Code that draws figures
—————

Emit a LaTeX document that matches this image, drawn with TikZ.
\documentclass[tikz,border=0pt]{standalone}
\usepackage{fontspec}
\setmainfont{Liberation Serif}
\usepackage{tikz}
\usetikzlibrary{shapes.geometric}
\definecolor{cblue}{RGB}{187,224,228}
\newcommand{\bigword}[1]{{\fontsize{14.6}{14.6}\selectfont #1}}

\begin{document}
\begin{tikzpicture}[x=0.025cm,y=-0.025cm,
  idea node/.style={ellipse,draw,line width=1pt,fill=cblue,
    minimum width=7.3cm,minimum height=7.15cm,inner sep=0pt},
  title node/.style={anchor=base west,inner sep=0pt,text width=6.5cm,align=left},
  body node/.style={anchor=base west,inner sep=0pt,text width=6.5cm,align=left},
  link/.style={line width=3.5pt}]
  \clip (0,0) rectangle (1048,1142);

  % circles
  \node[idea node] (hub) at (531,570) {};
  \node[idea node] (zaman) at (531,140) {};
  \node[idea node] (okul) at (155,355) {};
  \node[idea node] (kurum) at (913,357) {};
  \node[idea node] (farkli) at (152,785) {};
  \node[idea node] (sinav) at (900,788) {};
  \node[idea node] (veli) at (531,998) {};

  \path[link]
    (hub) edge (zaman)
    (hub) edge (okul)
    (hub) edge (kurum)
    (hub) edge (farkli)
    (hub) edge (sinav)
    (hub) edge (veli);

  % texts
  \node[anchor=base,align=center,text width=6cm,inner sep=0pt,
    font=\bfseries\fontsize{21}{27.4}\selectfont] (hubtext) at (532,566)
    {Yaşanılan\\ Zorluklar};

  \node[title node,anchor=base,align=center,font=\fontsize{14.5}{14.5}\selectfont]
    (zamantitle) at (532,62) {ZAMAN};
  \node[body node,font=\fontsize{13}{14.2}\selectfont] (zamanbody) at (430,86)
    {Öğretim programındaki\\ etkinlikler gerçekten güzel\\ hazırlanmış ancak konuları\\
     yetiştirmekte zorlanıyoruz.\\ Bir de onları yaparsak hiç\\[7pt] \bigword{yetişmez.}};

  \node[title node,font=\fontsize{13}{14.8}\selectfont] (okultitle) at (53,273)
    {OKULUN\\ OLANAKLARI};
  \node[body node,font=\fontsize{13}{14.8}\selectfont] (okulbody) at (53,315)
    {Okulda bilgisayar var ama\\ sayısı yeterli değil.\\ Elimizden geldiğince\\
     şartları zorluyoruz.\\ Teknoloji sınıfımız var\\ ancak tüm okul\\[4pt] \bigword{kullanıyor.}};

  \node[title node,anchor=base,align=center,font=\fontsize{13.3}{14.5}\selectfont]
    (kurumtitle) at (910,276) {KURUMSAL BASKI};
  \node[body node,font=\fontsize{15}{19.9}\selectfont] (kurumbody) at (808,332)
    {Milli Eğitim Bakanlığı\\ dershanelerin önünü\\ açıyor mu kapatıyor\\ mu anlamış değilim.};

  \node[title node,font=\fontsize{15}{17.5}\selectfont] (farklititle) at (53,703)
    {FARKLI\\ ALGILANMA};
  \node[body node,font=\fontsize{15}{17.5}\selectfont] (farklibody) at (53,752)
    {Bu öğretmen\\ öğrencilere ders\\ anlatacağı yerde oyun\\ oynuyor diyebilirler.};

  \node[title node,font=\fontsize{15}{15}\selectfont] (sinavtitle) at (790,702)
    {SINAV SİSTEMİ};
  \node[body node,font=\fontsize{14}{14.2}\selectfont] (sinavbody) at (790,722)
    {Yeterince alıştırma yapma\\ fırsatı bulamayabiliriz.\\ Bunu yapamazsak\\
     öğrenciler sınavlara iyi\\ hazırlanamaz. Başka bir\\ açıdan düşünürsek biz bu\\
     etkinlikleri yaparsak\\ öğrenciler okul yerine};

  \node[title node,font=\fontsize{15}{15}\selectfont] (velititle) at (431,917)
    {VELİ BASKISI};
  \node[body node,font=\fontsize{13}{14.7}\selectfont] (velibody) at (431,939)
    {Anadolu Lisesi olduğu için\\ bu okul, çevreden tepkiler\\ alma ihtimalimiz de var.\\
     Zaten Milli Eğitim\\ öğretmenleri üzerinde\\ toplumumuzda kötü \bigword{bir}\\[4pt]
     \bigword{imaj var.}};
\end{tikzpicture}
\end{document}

—————

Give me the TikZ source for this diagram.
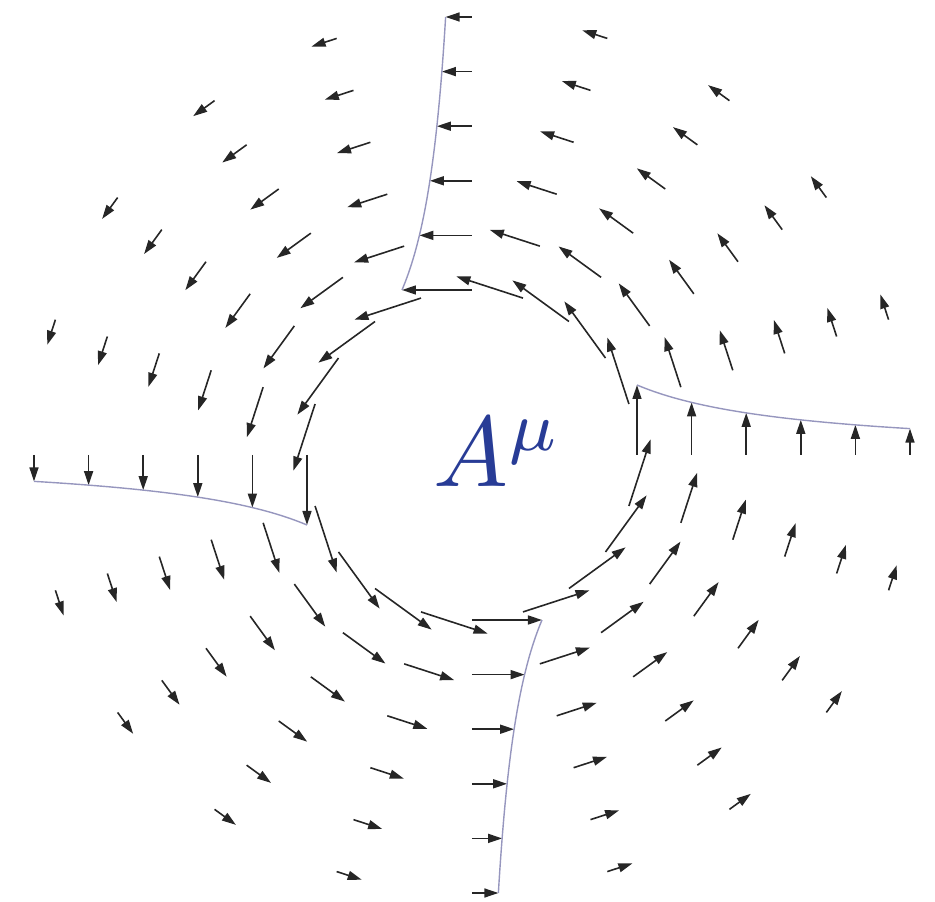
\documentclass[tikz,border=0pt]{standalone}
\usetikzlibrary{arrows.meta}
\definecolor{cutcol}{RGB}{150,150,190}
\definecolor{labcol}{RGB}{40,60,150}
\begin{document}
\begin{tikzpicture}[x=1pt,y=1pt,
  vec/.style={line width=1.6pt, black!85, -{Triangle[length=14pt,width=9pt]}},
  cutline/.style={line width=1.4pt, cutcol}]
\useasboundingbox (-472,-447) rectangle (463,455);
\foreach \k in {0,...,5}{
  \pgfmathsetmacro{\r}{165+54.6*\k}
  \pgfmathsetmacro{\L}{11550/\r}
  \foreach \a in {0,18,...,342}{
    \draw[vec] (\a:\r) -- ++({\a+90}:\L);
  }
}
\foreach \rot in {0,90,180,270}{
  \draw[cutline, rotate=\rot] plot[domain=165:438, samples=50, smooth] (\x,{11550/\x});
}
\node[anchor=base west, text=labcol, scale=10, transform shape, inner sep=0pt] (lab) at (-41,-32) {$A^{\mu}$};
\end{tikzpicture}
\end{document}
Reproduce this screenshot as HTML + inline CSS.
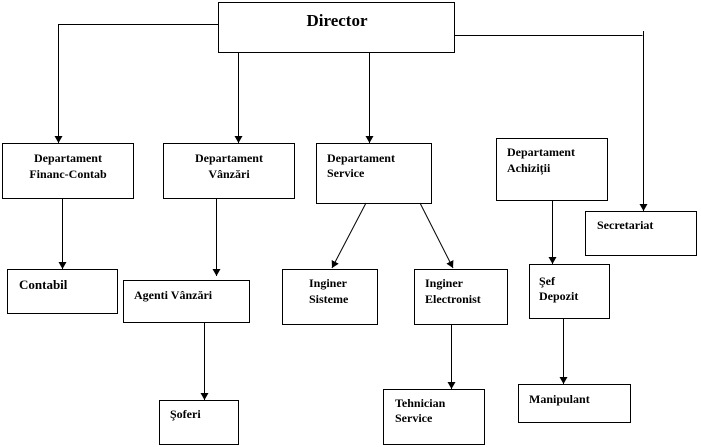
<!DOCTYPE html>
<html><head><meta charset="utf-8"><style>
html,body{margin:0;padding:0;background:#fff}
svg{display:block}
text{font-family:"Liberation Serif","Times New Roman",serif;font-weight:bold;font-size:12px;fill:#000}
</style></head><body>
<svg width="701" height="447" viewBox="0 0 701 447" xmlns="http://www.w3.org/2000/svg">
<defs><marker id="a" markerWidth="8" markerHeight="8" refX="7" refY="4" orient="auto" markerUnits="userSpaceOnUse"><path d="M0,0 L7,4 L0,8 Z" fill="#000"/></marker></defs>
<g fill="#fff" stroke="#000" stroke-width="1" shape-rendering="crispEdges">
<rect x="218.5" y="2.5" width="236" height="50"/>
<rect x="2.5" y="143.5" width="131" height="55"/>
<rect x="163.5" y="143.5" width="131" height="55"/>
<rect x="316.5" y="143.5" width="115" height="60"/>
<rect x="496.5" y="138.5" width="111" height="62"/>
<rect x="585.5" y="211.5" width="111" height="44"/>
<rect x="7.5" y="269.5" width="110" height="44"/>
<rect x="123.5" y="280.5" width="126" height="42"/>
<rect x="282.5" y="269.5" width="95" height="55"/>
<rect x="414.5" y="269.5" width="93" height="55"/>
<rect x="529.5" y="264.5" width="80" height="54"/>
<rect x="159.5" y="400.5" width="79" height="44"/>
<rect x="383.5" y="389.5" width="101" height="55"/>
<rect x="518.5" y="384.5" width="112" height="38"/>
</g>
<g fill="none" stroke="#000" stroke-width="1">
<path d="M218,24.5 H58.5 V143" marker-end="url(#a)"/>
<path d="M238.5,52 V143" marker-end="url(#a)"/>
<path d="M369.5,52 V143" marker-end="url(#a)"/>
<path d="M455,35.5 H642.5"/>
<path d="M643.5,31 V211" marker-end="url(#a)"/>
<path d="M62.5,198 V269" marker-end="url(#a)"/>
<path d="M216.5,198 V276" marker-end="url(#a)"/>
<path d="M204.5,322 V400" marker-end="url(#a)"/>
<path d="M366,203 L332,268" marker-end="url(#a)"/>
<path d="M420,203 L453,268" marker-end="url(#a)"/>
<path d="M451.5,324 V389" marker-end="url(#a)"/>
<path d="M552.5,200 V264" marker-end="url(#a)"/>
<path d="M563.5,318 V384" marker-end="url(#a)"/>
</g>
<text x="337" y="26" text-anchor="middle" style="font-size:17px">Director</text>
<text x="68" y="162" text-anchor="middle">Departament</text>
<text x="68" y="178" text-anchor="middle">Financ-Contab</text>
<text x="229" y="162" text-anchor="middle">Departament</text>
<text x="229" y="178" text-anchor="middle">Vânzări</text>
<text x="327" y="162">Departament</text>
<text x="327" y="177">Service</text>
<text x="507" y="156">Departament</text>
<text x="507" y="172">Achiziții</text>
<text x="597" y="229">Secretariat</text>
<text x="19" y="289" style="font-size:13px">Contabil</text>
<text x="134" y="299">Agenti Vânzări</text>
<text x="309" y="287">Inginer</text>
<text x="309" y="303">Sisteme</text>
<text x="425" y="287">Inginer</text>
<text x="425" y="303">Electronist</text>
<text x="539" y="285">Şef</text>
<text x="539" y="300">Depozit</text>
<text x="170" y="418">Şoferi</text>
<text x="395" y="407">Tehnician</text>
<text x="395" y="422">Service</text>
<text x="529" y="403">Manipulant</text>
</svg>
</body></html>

—————

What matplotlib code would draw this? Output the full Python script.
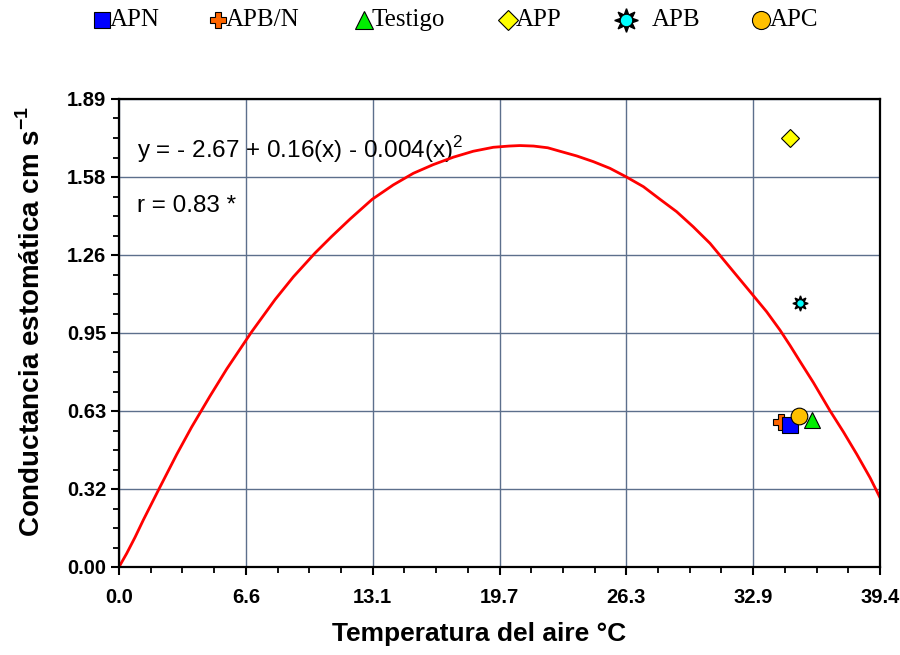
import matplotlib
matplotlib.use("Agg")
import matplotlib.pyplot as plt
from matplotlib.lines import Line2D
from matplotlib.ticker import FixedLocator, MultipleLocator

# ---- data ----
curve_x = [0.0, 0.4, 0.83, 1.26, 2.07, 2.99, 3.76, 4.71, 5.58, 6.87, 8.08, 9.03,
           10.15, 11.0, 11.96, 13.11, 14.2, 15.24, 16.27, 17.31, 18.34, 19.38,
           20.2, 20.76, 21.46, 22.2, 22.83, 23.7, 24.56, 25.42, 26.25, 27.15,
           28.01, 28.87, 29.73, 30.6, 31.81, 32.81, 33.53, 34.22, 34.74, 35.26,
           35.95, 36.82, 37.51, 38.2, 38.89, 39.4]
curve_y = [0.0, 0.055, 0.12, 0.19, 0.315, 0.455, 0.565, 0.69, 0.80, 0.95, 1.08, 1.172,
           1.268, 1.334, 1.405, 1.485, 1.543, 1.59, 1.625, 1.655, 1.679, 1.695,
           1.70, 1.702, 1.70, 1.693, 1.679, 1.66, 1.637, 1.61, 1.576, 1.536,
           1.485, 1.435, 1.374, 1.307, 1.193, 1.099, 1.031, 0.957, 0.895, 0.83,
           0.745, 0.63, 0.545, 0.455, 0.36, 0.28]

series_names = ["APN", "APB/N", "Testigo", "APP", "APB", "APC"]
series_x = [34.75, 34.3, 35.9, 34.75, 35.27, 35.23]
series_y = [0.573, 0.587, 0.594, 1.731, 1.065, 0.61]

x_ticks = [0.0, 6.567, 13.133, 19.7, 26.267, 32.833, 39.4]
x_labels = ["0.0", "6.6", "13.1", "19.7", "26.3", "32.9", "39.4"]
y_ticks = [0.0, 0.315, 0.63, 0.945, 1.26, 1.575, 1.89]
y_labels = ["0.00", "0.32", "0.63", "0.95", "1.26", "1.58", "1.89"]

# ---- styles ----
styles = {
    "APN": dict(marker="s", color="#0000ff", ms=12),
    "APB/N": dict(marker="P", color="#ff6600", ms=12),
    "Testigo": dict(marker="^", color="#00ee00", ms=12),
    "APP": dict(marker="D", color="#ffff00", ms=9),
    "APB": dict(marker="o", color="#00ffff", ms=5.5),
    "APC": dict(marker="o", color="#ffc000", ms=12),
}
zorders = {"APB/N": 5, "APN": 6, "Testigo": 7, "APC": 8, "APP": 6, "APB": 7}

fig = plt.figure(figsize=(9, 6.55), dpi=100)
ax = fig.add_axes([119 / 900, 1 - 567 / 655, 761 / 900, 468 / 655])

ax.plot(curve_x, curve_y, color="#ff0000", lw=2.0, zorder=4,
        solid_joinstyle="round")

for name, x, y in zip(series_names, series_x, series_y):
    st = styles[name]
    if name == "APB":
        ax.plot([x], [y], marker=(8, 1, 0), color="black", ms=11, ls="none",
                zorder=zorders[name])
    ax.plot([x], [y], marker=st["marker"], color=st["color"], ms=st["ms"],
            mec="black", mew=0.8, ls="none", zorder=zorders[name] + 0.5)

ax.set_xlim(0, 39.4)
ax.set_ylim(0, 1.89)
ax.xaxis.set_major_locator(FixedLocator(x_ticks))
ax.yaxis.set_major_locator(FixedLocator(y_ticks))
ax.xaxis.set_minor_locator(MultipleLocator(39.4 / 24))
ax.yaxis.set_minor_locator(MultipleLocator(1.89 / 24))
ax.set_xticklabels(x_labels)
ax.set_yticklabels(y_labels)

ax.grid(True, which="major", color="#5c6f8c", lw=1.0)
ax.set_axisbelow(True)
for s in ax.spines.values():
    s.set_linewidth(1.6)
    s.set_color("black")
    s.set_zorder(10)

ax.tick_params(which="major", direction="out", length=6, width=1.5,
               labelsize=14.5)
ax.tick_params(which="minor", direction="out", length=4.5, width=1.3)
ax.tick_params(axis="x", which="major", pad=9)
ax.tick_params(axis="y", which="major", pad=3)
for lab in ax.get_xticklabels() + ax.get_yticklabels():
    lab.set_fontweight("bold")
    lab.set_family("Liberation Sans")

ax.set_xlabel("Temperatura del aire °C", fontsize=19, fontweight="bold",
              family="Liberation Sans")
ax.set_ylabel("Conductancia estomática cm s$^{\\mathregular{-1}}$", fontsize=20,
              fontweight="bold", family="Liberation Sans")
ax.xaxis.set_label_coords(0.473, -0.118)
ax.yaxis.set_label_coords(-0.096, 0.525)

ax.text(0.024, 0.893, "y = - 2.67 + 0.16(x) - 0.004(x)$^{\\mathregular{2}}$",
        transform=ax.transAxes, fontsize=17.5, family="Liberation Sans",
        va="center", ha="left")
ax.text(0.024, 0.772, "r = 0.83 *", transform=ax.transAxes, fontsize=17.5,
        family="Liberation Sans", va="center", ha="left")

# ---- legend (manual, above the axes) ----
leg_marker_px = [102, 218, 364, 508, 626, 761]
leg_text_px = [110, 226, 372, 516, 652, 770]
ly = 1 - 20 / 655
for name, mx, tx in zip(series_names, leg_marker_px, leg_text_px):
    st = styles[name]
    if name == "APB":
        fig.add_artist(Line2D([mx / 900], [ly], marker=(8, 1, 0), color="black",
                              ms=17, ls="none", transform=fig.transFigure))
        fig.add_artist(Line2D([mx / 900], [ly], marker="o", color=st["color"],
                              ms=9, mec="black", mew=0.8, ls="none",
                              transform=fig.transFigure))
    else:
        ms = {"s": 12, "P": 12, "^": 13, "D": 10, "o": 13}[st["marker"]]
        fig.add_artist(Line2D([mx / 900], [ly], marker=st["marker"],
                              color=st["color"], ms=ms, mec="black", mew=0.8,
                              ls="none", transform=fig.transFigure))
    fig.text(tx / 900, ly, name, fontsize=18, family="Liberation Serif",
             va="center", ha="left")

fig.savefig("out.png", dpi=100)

—————

== EXERCISE PROMPT ==
Return every line above in which the string "matplotlib" occurs.

== THE RESPONSE ==
What matplotlib code would draw this? Output the full Python script.
import matplotlib
matplotlib.use("Agg")
import matplotlib.pyplot as plt
from matplotlib.lines import Line2D
from matplotlib.ticker import FixedLocator, MultipleLocator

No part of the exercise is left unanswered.